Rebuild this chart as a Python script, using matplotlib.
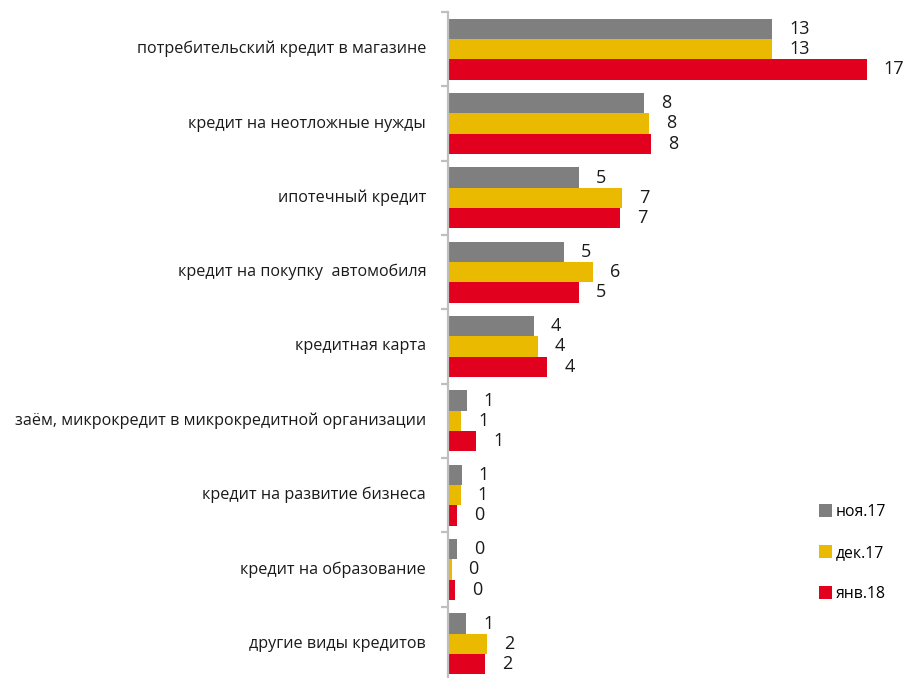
import matplotlib
matplotlib.use("Agg")
import matplotlib.pyplot as plt
import numpy as np
from matplotlib.patches import Patch

# данные
categories = [
    "потребительский кредит в магазине",
    "кредит на неотложные нужды",
    "ипотечный кредит",
    "кредит на покупку  автомобиля",
    "кредитная карта",
    "заём, микрокредит в микрокредитной организации",
    "кредит на развитие бизнеса",
    "кредит на образование",
    "другие виды кредитов",
]
series_names = ["ноя.17", "дек.17", "янв.18"]
nov17 = [13.4, 8.1, 5.4, 4.8, 3.55, 0.77, 0.57, 0.36, 0.76]
dec17 = [13.4, 8.3, 7.2, 6.0, 3.7, 0.55, 0.52, 0.15, 1.62]
jan18 = [17.3, 8.4, 7.1, 5.4, 4.1, 1.16, 0.36, 0.29, 1.52]
colors = ["#7F7F7F", "#E9BA00", "#E1001E"]

plt.rcParams["font.family"] = ["Open Sans", "DejaVu Sans"]

W, H = 904, 678
fig = plt.figure(figsize=(W / 100, H / 100), dpi=100)
ax_left, ax_top, ax_bottom = 448, 12, 681
ax = fig.add_axes([ax_left / W, (H - ax_bottom) / H, (W - ax_left) / W, (ax_bottom - ax_top) / H])

px_per_unit = 24.2
ax.set_xlim(0, (W - ax_left) / px_per_unit)
n = len(categories)
ax.set_ylim(n - 0.5, -0.5)

y = np.arange(n)
bh = 0.273
for k, vals in enumerate([nov17, dec17, jan18]):
    ypos = y + (k - 1) * bh
    ax.barh(ypos, vals, height=bh, color=colors[k], edgecolor="none")
    for yy, v in zip(ypos, vals):
        ax.text(v + 0.7, yy, f"{round(v):d}", va="center", ha="left", fontsize=13, color="#1a1a1a")

for i, c in enumerate(categories):
    ax.text(-0.9, i, c, ha="right", va="center", fontsize=11.6, color="#1a1a1a")

for s in ["top", "right", "bottom"]:
    ax.spines[s].set_visible(False)
ax.spines["left"].set_color("#BFBFBF")
ax.spines["left"].set_linewidth(1.6)
ax.set_xticks([])
ax.set_yticks(np.arange(n + 1) - 0.5)
ax.set_yticklabels([])
ax.tick_params(axis="y", length=5, width=1.6, color="#BFBFBF", direction="out")

handles = [Patch(facecolor=c, edgecolor="none") for c in colors]
fig.legend(handles, series_names, loc="center left", bbox_to_anchor=(811 / W, 1 - 553 / H),
           frameon=False, fontsize=11.3, handlelength=0.85, handleheight=0.85,
           handletextpad=0.2, labelspacing=1.6, borderpad=0)

fig.savefig("out.png", dpi=100)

:::::

**PROBLEM DESCRIPTION**
Using the data above, write out every line exactly, leaving the images behind.

**THE ANSWER**
Rebuild this chart as a Python script, using matplotlib.
import matplotlib
matplotlib.use("Agg")
import matplotlib.pyplot as plt
import numpy as np
from matplotlib.patches import Patch

# данные
categories = [
    "потребительский кредит в магазине",
    "кредит на неотложные нужды",
    "ипотечный кредит",
    "кредит на покупку  автомобиля",
    "кредитная карта",
    "заём, микрокредит в микрокредитной организации",
    "кредит на развитие бизнеса",
    "кредит на образование",
    "другие виды кредитов",
]
series_names = ["ноя.17", "дек.17", "янв.18"]
nov17 = [13.4, 8.1, 5.4, 4.8, 3.55, 0.77, 0.57, 0.36, 0.76]
dec17 = [13.4, 8.3, 7.2, 6.0, 3.7, 0.55, 0.52, 0.15, 1.62]
jan18 = [17.3, 8.4, 7.1, 5.4, 4.1, 1.16, 0.36, 0.29, 1.52]
colors = ["#7F7F7F", "#E9BA00", "#E1001E"]

plt.rcParams["font.family"] = ["Open Sans", "DejaVu Sans"]

W, H = 904, 678
fig = plt.figure(figsize=(W / 100, H / 100), dpi=100)
ax_left, ax_top, ax_bottom = 448, 12, 681
ax = fig.add_axes([ax_left / W, (H - ax_bottom) / H, (W - ax_left) / W, (ax_bottom - ax_top) / H])

px_per_unit = 24.2
ax.set_xlim(0, (W - ax_left) / px_per_unit)
n = len(categories)
ax.set_ylim(n - 0.5, -0.5)

y = np.arange(n)
bh = 0.273
for k, vals in enumerate([nov17, dec17, jan18]):
    ypos = y + (k - 1) * bh
    ax.barh(ypos, vals, height=bh, color=colors[k], edgecolor="none")
    for yy, v in zip(ypos, vals):
        ax.text(v + 0.7, yy, f"{round(v):d}", va="center", ha="left", fontsize=13, color="#1a1a1a")

for i, c in enumerate(categories):
    ax.text(-0.9, i, c, ha="right", va="center", fontsize=11.6, color="#1a1a1a")

for s in ["top", "right", "bottom"]:
    ax.spines[s].set_visible(False)
ax.spines["left"].set_color("#BFBFBF")
ax.spines["left"].set_linewidth(1.6)
ax.set_xticks([])
ax.set_yticks(np.arange(n + 1) - 0.5)
ax.set_yticklabels([])
ax.tick_params(axis="y", length=5, width=1.6, color="#BFBFBF", direction="out")

handles = [Patch(facecolor=c, edgecolor="none") for c in colors]
fig.legend(handles, series_names, loc="center left", bbox_to_anchor=(811 / W, 1 - 553 / H),
           frameon=False, fontsize=11.3, handlelength=0.85, handleheight=0.85,
           handletextpad=0.2, labelspacing=1.6, borderpad=0)

fig.savefig("out.png", dpi=100)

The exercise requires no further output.